§ **TASK DIRECTIONS**: All of the material below is to be repeated exactly.

§ **SOURCE MATERIAL**:
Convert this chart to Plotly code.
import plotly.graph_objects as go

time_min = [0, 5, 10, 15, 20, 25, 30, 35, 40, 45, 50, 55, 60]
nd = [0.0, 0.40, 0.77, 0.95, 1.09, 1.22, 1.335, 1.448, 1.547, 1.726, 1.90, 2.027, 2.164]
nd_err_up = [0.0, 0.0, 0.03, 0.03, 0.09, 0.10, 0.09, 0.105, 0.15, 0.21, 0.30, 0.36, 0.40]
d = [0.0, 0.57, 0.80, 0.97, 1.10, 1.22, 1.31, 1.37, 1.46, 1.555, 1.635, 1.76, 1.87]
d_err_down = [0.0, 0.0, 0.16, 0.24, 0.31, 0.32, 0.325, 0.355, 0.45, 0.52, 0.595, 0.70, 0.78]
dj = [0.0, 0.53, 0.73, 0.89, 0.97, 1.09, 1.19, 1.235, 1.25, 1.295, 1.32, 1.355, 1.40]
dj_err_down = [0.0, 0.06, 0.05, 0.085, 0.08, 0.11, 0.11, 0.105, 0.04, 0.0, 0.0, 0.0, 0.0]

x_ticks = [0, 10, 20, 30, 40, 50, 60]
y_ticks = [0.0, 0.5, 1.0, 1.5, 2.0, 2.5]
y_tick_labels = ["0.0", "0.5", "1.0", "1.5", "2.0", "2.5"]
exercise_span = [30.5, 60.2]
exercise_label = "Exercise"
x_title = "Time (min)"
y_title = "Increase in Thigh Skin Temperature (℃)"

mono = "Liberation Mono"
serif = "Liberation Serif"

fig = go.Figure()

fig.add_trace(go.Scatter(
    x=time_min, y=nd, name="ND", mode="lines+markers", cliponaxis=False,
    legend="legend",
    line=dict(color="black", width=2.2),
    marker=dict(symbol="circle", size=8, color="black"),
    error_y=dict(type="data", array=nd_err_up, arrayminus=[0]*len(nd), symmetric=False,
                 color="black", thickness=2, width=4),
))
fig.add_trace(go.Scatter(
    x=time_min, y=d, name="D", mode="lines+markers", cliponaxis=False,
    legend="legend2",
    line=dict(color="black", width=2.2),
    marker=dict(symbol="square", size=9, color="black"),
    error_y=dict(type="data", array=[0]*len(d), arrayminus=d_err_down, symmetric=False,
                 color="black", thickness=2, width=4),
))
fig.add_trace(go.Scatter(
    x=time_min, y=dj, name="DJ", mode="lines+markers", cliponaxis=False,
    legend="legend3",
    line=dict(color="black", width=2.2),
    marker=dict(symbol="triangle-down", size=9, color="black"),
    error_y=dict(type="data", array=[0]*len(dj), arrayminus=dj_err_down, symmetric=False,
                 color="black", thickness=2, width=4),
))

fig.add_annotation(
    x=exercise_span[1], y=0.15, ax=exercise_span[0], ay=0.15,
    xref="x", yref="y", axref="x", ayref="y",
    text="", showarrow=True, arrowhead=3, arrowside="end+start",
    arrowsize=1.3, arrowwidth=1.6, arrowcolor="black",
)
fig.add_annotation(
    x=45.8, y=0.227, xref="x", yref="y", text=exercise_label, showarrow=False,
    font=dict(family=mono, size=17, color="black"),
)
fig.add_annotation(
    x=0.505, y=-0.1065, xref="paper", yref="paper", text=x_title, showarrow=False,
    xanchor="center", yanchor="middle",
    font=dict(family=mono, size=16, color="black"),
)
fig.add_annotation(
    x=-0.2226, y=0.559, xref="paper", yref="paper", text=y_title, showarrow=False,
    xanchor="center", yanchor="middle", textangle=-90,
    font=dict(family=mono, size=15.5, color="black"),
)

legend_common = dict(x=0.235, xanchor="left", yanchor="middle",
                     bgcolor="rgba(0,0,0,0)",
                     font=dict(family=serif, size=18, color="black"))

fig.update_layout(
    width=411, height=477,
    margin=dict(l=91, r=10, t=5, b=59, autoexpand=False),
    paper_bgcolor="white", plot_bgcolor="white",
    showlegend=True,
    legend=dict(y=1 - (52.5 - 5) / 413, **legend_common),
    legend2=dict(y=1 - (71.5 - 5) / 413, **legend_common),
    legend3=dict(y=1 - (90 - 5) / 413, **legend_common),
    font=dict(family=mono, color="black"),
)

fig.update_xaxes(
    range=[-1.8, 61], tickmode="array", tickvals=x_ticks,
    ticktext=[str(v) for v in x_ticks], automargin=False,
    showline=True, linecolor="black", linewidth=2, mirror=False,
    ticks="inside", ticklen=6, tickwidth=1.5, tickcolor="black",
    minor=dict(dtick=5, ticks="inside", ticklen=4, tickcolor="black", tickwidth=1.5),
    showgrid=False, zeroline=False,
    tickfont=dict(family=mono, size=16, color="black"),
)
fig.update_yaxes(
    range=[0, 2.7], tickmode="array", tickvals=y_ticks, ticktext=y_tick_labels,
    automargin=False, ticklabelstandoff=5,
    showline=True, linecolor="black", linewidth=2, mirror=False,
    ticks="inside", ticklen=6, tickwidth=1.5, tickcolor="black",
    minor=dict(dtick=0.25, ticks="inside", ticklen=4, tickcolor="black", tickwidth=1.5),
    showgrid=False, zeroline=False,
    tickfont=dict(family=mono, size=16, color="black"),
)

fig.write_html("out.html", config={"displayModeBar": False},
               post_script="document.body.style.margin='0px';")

§ **TASK SOLUTION**:
Convert this chart to Plotly code.
import plotly.graph_objects as go

time_min = [0, 5, 10, 15, 20, 25, 30, 35, 40, 45, 50, 55, 60]
nd = [0.0, 0.40, 0.77, 0.95, 1.09, 1.22, 1.335, 1.448, 1.547, 1.726, 1.90, 2.027, 2.164]
nd_err_up = [0.0, 0.0, 0.03, 0.03, 0.09, 0.10, 0.09, 0.105, 0.15, 0.21, 0.30, 0.36, 0.40]
d = [0.0, 0.57, 0.80, 0.97, 1.10, 1.22, 1.31, 1.37, 1.46, 1.555, 1.635, 1.76, 1.87]
d_err_down = [0.0, 0.0, 0.16, 0.24, 0.31, 0.32, 0.325, 0.355, 0.45, 0.52, 0.595, 0.70, 0.78]
dj = [0.0, 0.53, 0.73, 0.89, 0.97, 1.09, 1.19, 1.235, 1.25, 1.295, 1.32, 1.355, 1.40]
dj_err_down = [0.0, 0.06, 0.05, 0.085, 0.08, 0.11, 0.11, 0.105, 0.04, 0.0, 0.0, 0.0, 0.0]

x_ticks = [0, 10, 20, 30, 40, 50, 60]
y_ticks = [0.0, 0.5, 1.0, 1.5, 2.0, 2.5]
y_tick_labels = ["0.0", "0.5", "1.0", "1.5", "2.0", "2.5"]
exercise_span = [30.5, 60.2]
exercise_label = "Exercise"
x_title = "Time (min)"
y_title = "Increase in Thigh Skin Temperature (℃)"

mono = "Liberation Mono"
serif = "Liberation Serif"

fig = go.Figure()

fig.add_trace(go.Scatter(
    x=time_min, y=nd, name="ND", mode="lines+markers", cliponaxis=False,
    legend="legend",
    line=dict(color="black", width=2.2),
    marker=dict(symbol="circle", size=8, color="black"),
    error_y=dict(type="data", array=nd_err_up, arrayminus=[0]*len(nd), symmetric=False,
                 color="black", thickness=2, width=4),
))
fig.add_trace(go.Scatter(
    x=time_min, y=d, name="D", mode="lines+markers", cliponaxis=False,
    legend="legend2",
    line=dict(color="black", width=2.2),
    marker=dict(symbol="square", size=9, color="black"),
    error_y=dict(type="data", array=[0]*len(d), arrayminus=d_err_down, symmetric=False,
                 color="black", thickness=2, width=4),
))
fig.add_trace(go.Scatter(
    x=time_min, y=dj, name="DJ", mode="lines+markers", cliponaxis=False,
    legend="legend3",
    line=dict(color="black", width=2.2),
    marker=dict(symbol="triangle-down", size=9, color="black"),
    error_y=dict(type="data", array=[0]*len(dj), arrayminus=dj_err_down, symmetric=False,
                 color="black", thickness=2, width=4),
))

fig.add_annotation(
    x=exercise_span[1], y=0.15, ax=exercise_span[0], ay=0.15,
    xref="x", yref="y", axref="x", ayref="y",
    text="", showarrow=True, arrowhead=3, arrowside="end+start",
    arrowsize=1.3, arrowwidth=1.6, arrowcolor="black",
)
fig.add_annotation(
    x=45.8, y=0.227, xref="x", yref="y", text=exercise_label, showarrow=False,
    font=dict(family=mono, size=17, color="black"),
)
fig.add_annotation(
    x=0.505, y=-0.1065, xref="paper", yref="paper", text=x_title, showarrow=False,
    xanchor="center", yanchor="middle",
    font=dict(family=mono, size=16, color="black"),
)
fig.add_annotation(
    x=-0.2226, y=0.559, xref="paper", yref="paper", text=y_title, showarrow=False,
    xanchor="center", yanchor="middle", textangle=-90,
    font=dict(family=mono, size=15.5, color="black"),
)

legend_common = dict(x=0.235, xanchor="left", yanchor="middle",
                     bgcolor="rgba(0,0,0,0)",
                     font=dict(family=serif, size=18, color="black"))

fig.update_layout(
    width=411, height=477,
    margin=dict(l=91, r=10, t=5, b=59, autoexpand=False),
    paper_bgcolor="white", plot_bgcolor="white",
    showlegend=True,
    legend=dict(y=1 - (52.5 - 5) / 413, **legend_common),
    legend2=dict(y=1 - (71.5 - 5) / 413, **legend_common),
    legend3=dict(y=1 - (90 - 5) / 413, **legend_common),
    font=dict(family=mono, color="black"),
)

fig.update_xaxes(
    range=[-1.8, 61], tickmode="array", tickvals=x_ticks,
    ticktext=[str(v) for v in x_ticks], automargin=False,
    showline=True, linecolor="black", linewidth=2, mirror=False,
    ticks="inside", ticklen=6, tickwidth=1.5, tickcolor="black",
    minor=dict(dtick=5, ticks="inside", ticklen=4, tickcolor="black", tickwidth=1.5),
    showgrid=False, zeroline=False,
    tickfont=dict(family=mono, size=16, color="black"),
)
fig.update_yaxes(
    range=[0, 2.7], tickmode="array", tickvals=y_ticks, ticktext=y_tick_labels,
    automargin=False, ticklabelstandoff=5,
    showline=True, linecolor="black", linewidth=2, mirror=False,
    ticks="inside", ticklen=6, tickwidth=1.5, tickcolor="black",
    minor=dict(dtick=0.25, ticks="inside", ticklen=4, tickcolor="black", tickwidth=1.5),
    showgrid=False, zeroline=False,
    tickfont=dict(family=mono, size=16, color="black"),
)

fig.write_html("out.html", config={"displayModeBar": False},
               post_script="document.body.style.margin='0px';")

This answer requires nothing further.